Characterization of fluorescence collection optics integrated with a micro-fabricated surface electrode ion trap

TL;DR

This paper demonstrates the integration of diffractive optical elements with surface electrode ion traps to enhance fluorescence collection efficiency for scalable quantum information processing.

Contribution

It introduces a novel integration of DOE's with surface traps using in-vacuum fibers, achieving specific collection efficiencies without affecting ion stability.

Findings

Achieved 3.58% solid angle collection efficiency with DOE's.

Measured detection efficiency of 0.388% with a single Ca+ ion.

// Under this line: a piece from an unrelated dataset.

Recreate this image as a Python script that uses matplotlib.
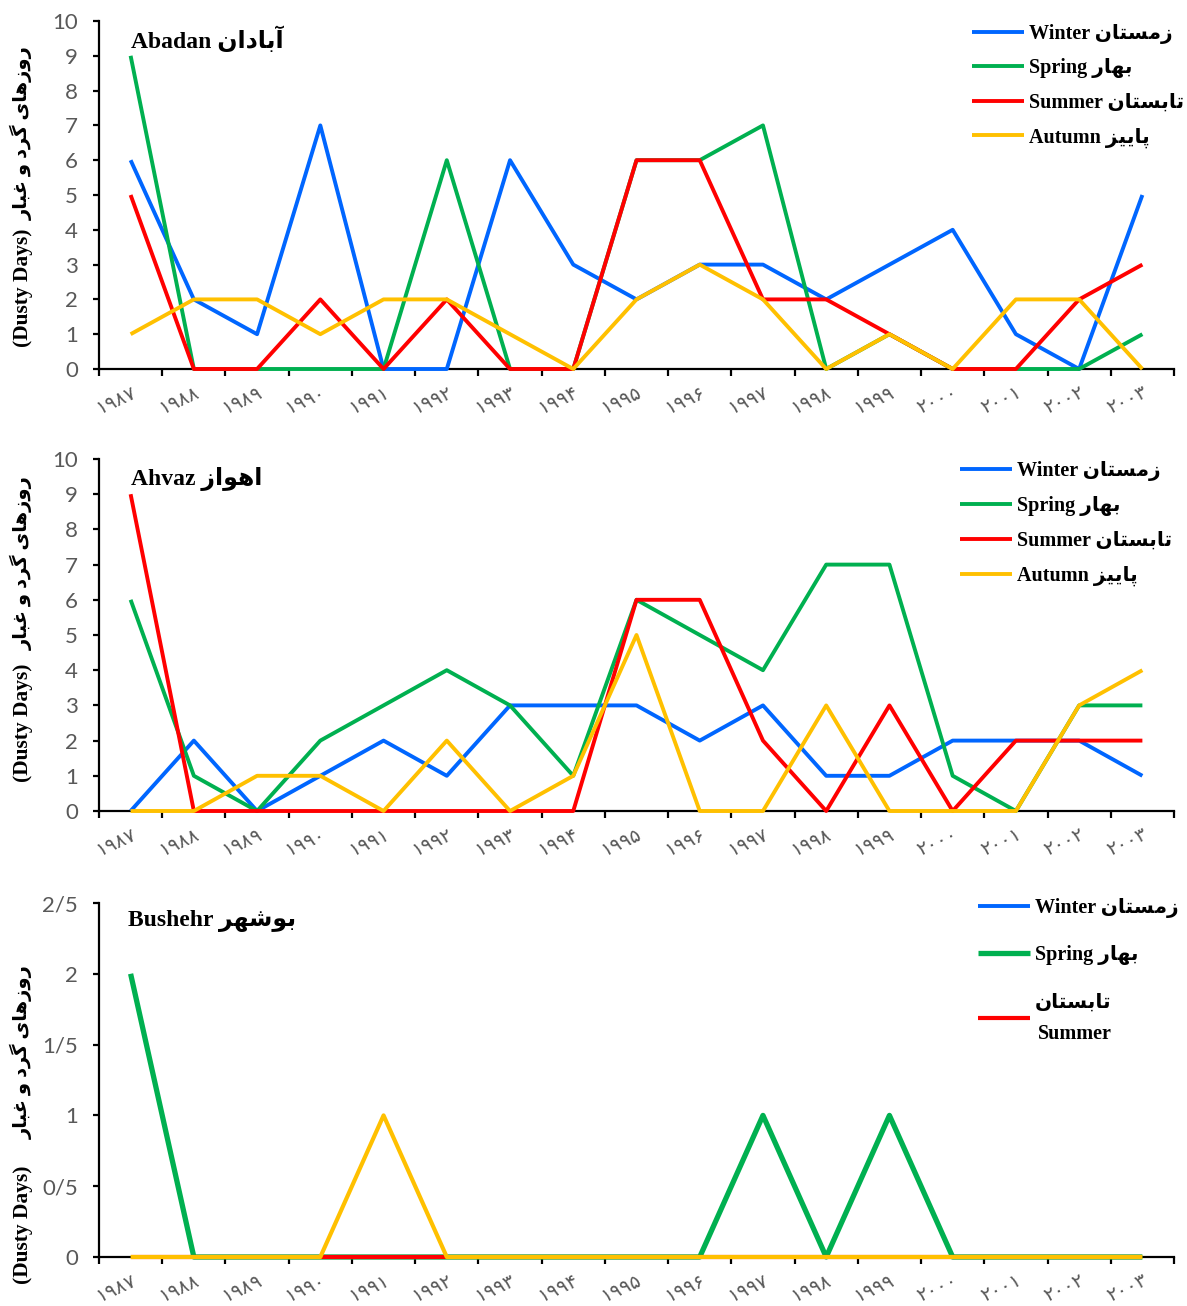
import matplotlib
matplotlib.use("Agg")
import matplotlib.pyplot as plt
import numpy as np

# ---- data ----
years = list(range(1987, 2004))

abadan_winter = [6, 2, 1, 7, 0, 0, 6, 3, 2, 3, 3, 2, 3, 4, 1, 0, 5]
abadan_spring = [9, 0, 0, 0, 0, 6, 0, 0, 6, 6, 7, 0, 1, 0, 0, 0, 1]
abadan_summer = [5, 0, 0, 2, 0, 2, 0, 0, 6, 6, 2, 2, 1, 0, 0, 2, 3]
abadan_autumn = [1, 2, 2, 1, 2, 2, 1, 0, 2, 3, 2, 0, 1, 0, 2, 2, 0]

ahvaz_winter = [0, 2, 0, 1, 2, 1, 3, 3, 3, 2, 3, 1, 1, 2, 2, 2, 1]
ahvaz_spring = [6, 1, 0, 2, 3, 4, 3, 1, 6, 5, 4, 7, 7, 1, 0, 3, 3]
ahvaz_summer = [9, 0, 0, 0, 0, 0, 0, 0, 6, 6, 2, 0, 3, 0, 2, 2, 2]
ahvaz_autumn = [0, 0, 1, 1, 0, 2, 0, 1, 5, 0, 0, 3, 0, 0, 0, 3, 4]

bushehr_winter = [0] * 17
bushehr_spring = [2, 0, 0, 0, 0, 0, 0, 0, 0, 0, 1, 0, 1, 0, 0, 0, 0]
bushehr_summer = [0] * 17
bushehr_autumn = [0, 0, 0, 0, 1, 0, 0, 0, 0, 0, 0, 0, 0, 0, 0, 0, 0]

bushehr_yticks = [0, 0.5, 1, 1.5, 2, 2.5]
bushehr_yticklabels = ["0", "0/5", "1", "1/5", "2", "2/5"]

# ---- persian text shaping (matplotlib has no arabic shaping) ----
FORMS = {
    "ا": ("\uFE8D", "\uFE8E", None, None),
    "آ": ("\uFE81", "\uFE82", None, None),
    "ب": ("\uFE8F", "\uFE90", "\uFE91", "\uFE92"),
    "پ": ("\uFB56", "\uFB57", "\uFB58", "\uFB59"),
    "ت": ("\uFE95", "\uFE96", "\uFE97", "\uFE98"),
    "د": ("\uFEA9", "\uFEAA", None, None),
    "ر": ("\uFEAD", "\uFEAE", None, None),
    "ز": ("\uFEAF", "\uFEB0", None, None),
    "س": ("\uFEB1", "\uFEB2", "\uFEB3", "\uFEB4"),
    "ش": ("\uFEB5", "\uFEB6", "\uFEB7", "\uFEB8"),
    "غ": ("\uFECD", "\uFECE", "\uFECF", "\uFED0"),
    "گ": ("\uFB92", "\uFB93", "\uFB94", "\uFB95"),
    "م": ("\uFEE1", "\uFEE2", "\uFEE3", "\uFEE4"),
    "ن": ("\uFEE5", "\uFEE6", "\uFEE7", "\uFEE8"),
    "ه": ("\uFEE9", "\uFEEA", "\uFEEB", "\uFEEC"),
    "و": ("\uFEED", "\uFEEE", None, None),
    "ی": ("\uFBFC", "\uFBFD", "\uFBFE", "\uFBFF"),
}

def fa(s):
    out = []
    for i, c in enumerate(s):
        if c not in FORMS:
            out.append(c)
            continue
        iso, fin, ini, med = FORMS[c]
        prev = s[i - 1] if i > 0 else None
        nxt = s[i + 1] if i + 1 < len(s) else None
        jp = prev in FORMS and FORMS[prev][2] is not None
        jn = ini is not None and nxt in FORMS
        if jp and jn:
            out.append(med)
        elif jp:
            out.append(fin)
        elif jn:
            out.append(ini)
        else:
            out.append(iso)
    return "".join(reversed(out))

def fa_digits(s):
    return str(s).translate(str.maketrans("0123456789", "۰۱۲۳۴۵۶۷۸۹"))

SERIF = ["Liberation Serif", "DejaVu Sans"]
colors = {"w": "#0066FF", "s": "#00B050", "su": "#FF0000", "a": "#FFC000"}

labels = {
    "w": "Winter " + fa("زمستان"),
    "s": "Spring " + fa("بهار"),
    "su": "Summer " + fa("تابستان"),
    "a": "Autumn " + fa("پاییز"),
}
ylab_en = "(Dusty Days)"
ylab_fa = fa("روزهای گرد و غبار")

fig = plt.figure(figsize=(11.87, 13.06), dpi=100)
W, H = 1187, 1306

def make_ax(top_px, bot_px):
    return fig.add_axes([99 / W, 1 - bot_px / H, 1075 / W, (bot_px - top_px) / H])

def style_ax(ax, ymax, en_y, fa_y):
    x = np.arange(len(years))
    ax.set_xlim(-0.5, len(years) - 0.5)
    ax.set_ylim(0, ymax)
    ax.spines["top"].set_visible(False)
    ax.spines["right"].set_visible(False)
    ax.spines["left"].set_linewidth(1.6)
    ax.spines["bottom"].set_linewidth(1.6)
    ax.set_xticks(x)
    ax.set_xticklabels([fa_digits(y) for y in years], rotation=25, ha="right",
                       va="top", rotation_mode="anchor", color="#595959",
                       fontsize=14, family="DejaVu Sans")
    ax.tick_params(axis="x", which="major", length=0, pad=10)
    ax.set_xticks(np.arange(-0.5, len(years)), minor=True)
    ax.tick_params(axis="x", which="minor", length=5, width=1.6, direction="out")
    ax.tick_params(axis="y", length=4.3, width=1.6, direction="out", pad=11,
                   labelsize=16, labelcolor="#595959")
    ax.set_ylabel(ylab_en, family=SERIF, fontweight="bold", fontsize=15.5)
    ax.yaxis.set_label_coords(-0.061, en_y)
    ax.text(-0.0715, fa_y, ylab_fa, transform=ax.transAxes, rotation=90,
            ha="center", va="center", family=SERIF, fontweight="bold", fontsize=14)

def draw(ax, w, s, su, a, lws=(2.8, 2.8, 2.8, 2.8)):
    x = np.arange(len(years))
    lines = []
    for key, vals, lw in zip(["w", "s", "su", "a"], [w, s, su, a], lws):
        l, = ax.plot(x, vals, color=colors[key], lw=lw, label=labels[key],
                     zorder=3, clip_on=False, solid_capstyle="butt")
        lines.append(l)
    return lines

LEG = dict(loc="upper left", frameon=False,
           prop={"family": SERIF, "weight": "bold", "size": 14.5},
           handlelength=2.6, handletextpad=0.25, borderpad=0, borderaxespad=0)

# --- Abadan ---
ax1 = make_ax(21, 369)
l1 = draw(ax1, abadan_winter, abadan_spring, abadan_summer, abadan_autumn)
style_ax(ax1, 10, 0.233, 0.678)
ax1.set_yticks(range(0, 11))
for t in ax1.get_yticklabels():
    t.set_family("Lato")
ax1.text(0.03, 0.945, "Abadan " + fa("آبادان"), transform=ax1.transAxes,
         family=SERIF, fontweight="bold", fontsize=17, va="center", ha="left")
ax1.legend(handles=l1, bbox_to_anchor=(0.812, 0.992), labelspacing=0.72, **LEG)

# --- Ahvaz ---
ax2 = make_ax(459, 811)
l2 = draw(ax2, ahvaz_winter, ahvaz_spring, ahvaz_summer, ahvaz_autumn)
style_ax(ax2, 10, 0.25, 0.705)
ax2.set_yticks(range(0, 11))
for t in ax2.get_yticklabels():
    t.set_family("Lato")
ax2.text(0.03, 0.943, "Ahvaz " + fa("اهواز"), transform=ax2.transAxes,
         family=SERIF, fontweight="bold", fontsize=17, va="center", ha="left")
ax2.legend(handles=l2, bbox_to_anchor=(0.8007, 0.994), labelspacing=0.74, **LEG)

# --- Bushehr ---
ax3 = make_ax(903, 1257)
l3 = draw(ax3, bushehr_winter, bushehr_spring, bushehr_summer, bushehr_autumn,
          lws=(2.8, 3.8, 3.0, 3.0))
style_ax(ax3, 2.5, 0.09, 0.578)
ax3.set_yticks(bushehr_yticks)
ax3.set_yticklabels(bushehr_yticklabels, family="Lato")
ax3.text(0.027, 0.949, "Bushehr " + fa("بوشهر"), transform=ax3.transAxes,
         family=SERIF, fontweight="bold", fontsize=17, va="center", ha="left")
l3[2].set_label(fa("تابستان") + "\nSummer")
leg3 = ax3.legend(handles=l3[:3], bbox_to_anchor=(0.8175, 1.014),
                  labelspacing=1.35, **LEG)
leg3.get_texts()[2].set_multialignment("right")
leg3.get_texts()[2].set_linespacing(1.75)

fig.savefig("out.png", dpi=100)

Minimal impact on ion stability and motional heating rates.

Abstract

One of the outstanding challenges for ion trap quantum information processing is to accurately detect the states of many ions in a scalable fashion. In the particular case of surface traps, geometric constraints make imaging perpendicular to the surface appealing for light collection at multiple locations with minimal cross-talk. In this report we describe an experiment integrating Diffractive Optic Elements (DOE's) with surface electrode traps, connected through in-vacuum multi-mode fibers. The square DOE's reported here were all designed with solid angle collection efficiencies of 3.58%; with all losses included a detection efficiency of 0.388% (1.02% excluding the PMT loss) was measured with a single Ca+ ion. The presence of the DOE had minimal effect on the stability of the ion, both in temporal variation of stray electric fields and in motional heating rates.